Can you be more specific? You can always scale the video down, though you'll need to fill in around the edges in some manner. Is that what you mean?– user1118321Aug 24, 2014 at 20:10
When you shoot from further away you use a "longer" lens, in other words a lens with a longer focal length. This has a few effects, that you'll have to fake to make it look real.
First, the perspective tends to get flattened with long lenses. You've probably seen this in the classic cinema trope of a long shot of a crowd walking along a footpath, where everyone seems to be about to step on the heels of the person in front. This is because the angle of view is very shallow, so someone in the foreground is not going to be much bigger than someone in the background. Conversely a wide angle shot has exaggerated perspective. See just about any Public Enemy video where Chuck D and Flavour Flav pop their heads into the camera and get massively bigger than the people in the background, just by moving a few feet.
This perspective compression is going to be very difficult to fake after the fact, unless you're really good at rotoscoping and compositing.
If you look at the long lens shot you'll also see that there's often a pretty shallow depth of field. This is often used by film makers, like Scorsese in this clip from Taxi Driver to highlight the central character, by racking the focus to follow them.
Now a wide angle lens and a phone lens (for different reasons) have very deep depth of field. So you'll have to selectively blur the foreground and background. However if you do this without matching the geometry of a telephoto lens (the compressed perspective discussed earlier) it's going to look like it's actually teeny-tiny, because it will look like another kind of lens with a shallow depth of field, a macro lens.
Another thing that telephoto lenses do is magnify any camera movement, where small movements are magnified by the narrow field of view. You could fake this by reframing, using a wiggle expression to drive the movement, however it might not necessarily achieve the look you want: If you're shooting telephoto you're unlikely to hand-hold the camera because it would look awful, so you'd lock it down on a tripod - see the shutterstock and Scorsese examples.

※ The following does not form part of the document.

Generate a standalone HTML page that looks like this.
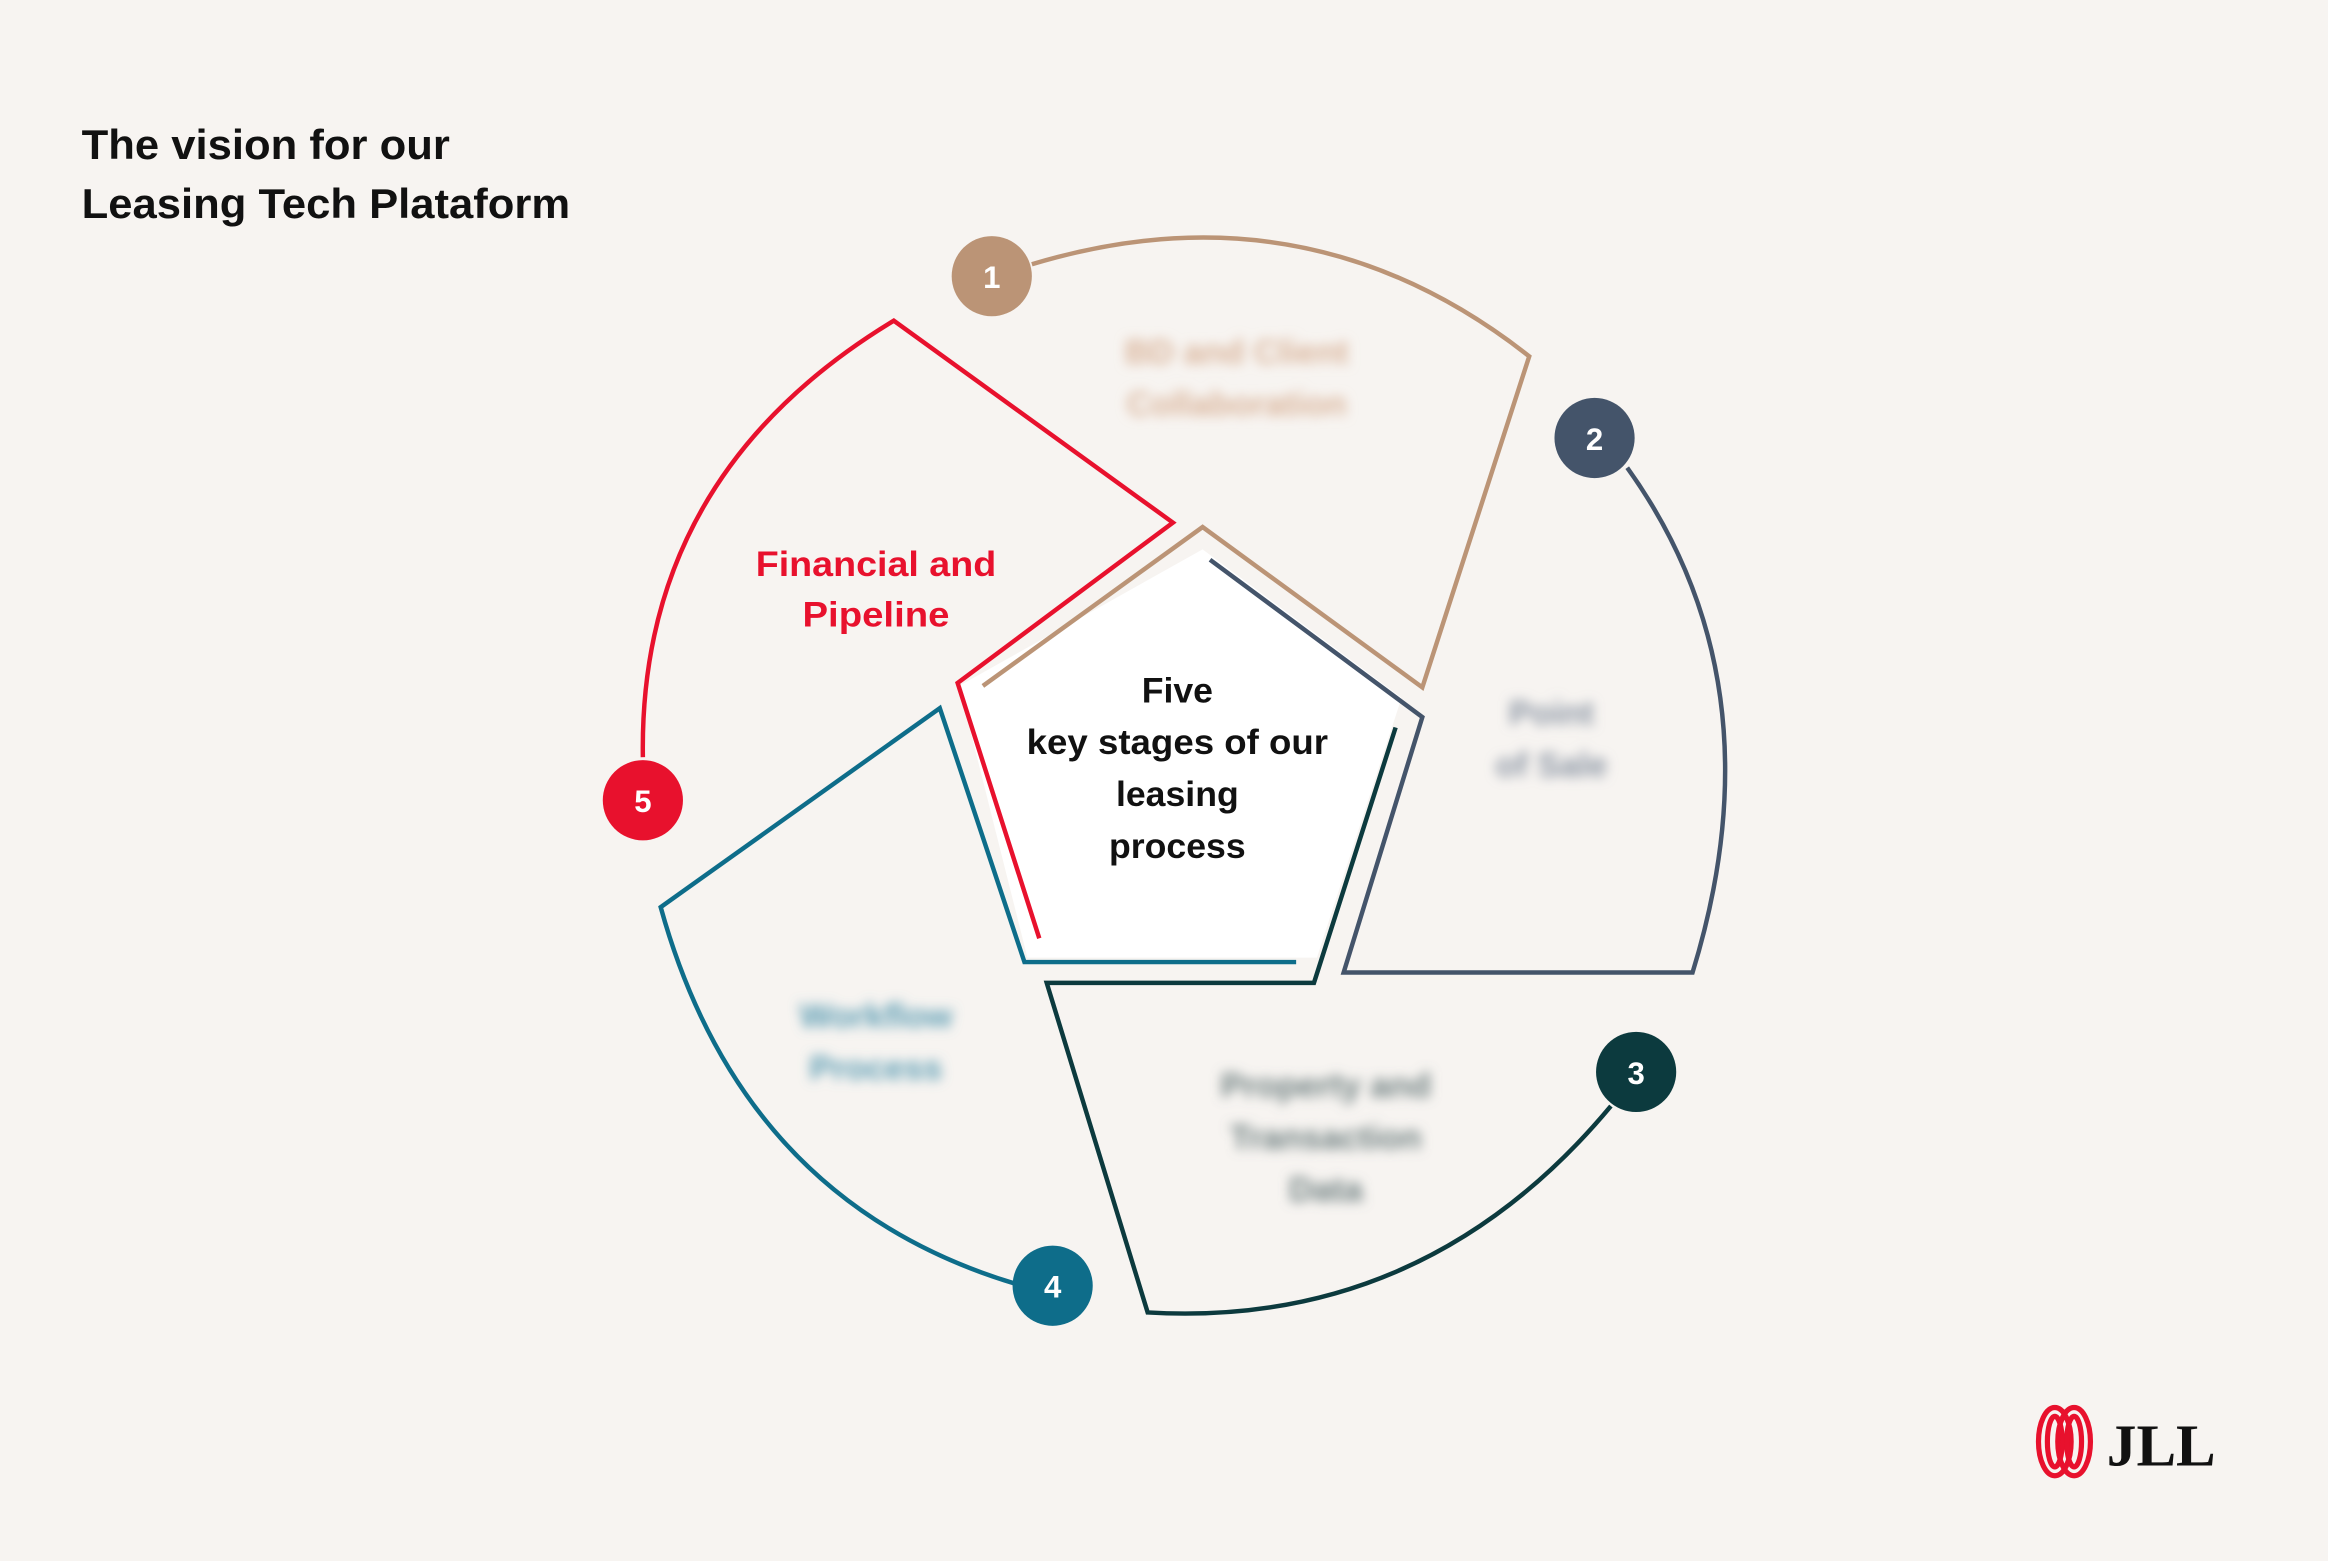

So depending on what the subject of your video is, this could be quite a challenge. Of course if your phone has a 4K sensor, you could actually make a telephoto shot out of a wide by just cropping. Of course this reduces your resolution, so it will look pretty ugly on most phones, and obviously you have to compose the shot with all the action in the center.
Practically you can't do this. The best you can probably do is make it more shaky and grainy. You could also drop the resolution to make it look like it had been digitally zoomed in.
The reason you can't practically do it is because of perspective. When you shoot video from close up, the angle of view is much closer. A small difference in distance to the camera results in a much larger change in size. People's noses look bigger, their ears look further back, cheeks look puffier and shadows fall differently because you see different angles of the person's face than you would see from further away. You can't really fake this, you can try by photoshoping every frame extensively, but this would be massively time consuming and the result would still be substantially lower quality than actually using a long lens to shoot from a distance.
The reason the alternative suggestions work is that they bring to mind other triggers people have for language in video that suggests something was taken from far away. Adding noise or dropping resolution additionally makes it harder to see the perspective issues that say it was shot from up close. Shaking makes it feel like it was a long lens since smaller movements are noticeable when shooting from further away. Noise and drop in resolution are typical of digital zooms, which people are also used to seeing. It won't fool someone who knows what they are looking for, but it will communicate it as a plot device pretty clearly still.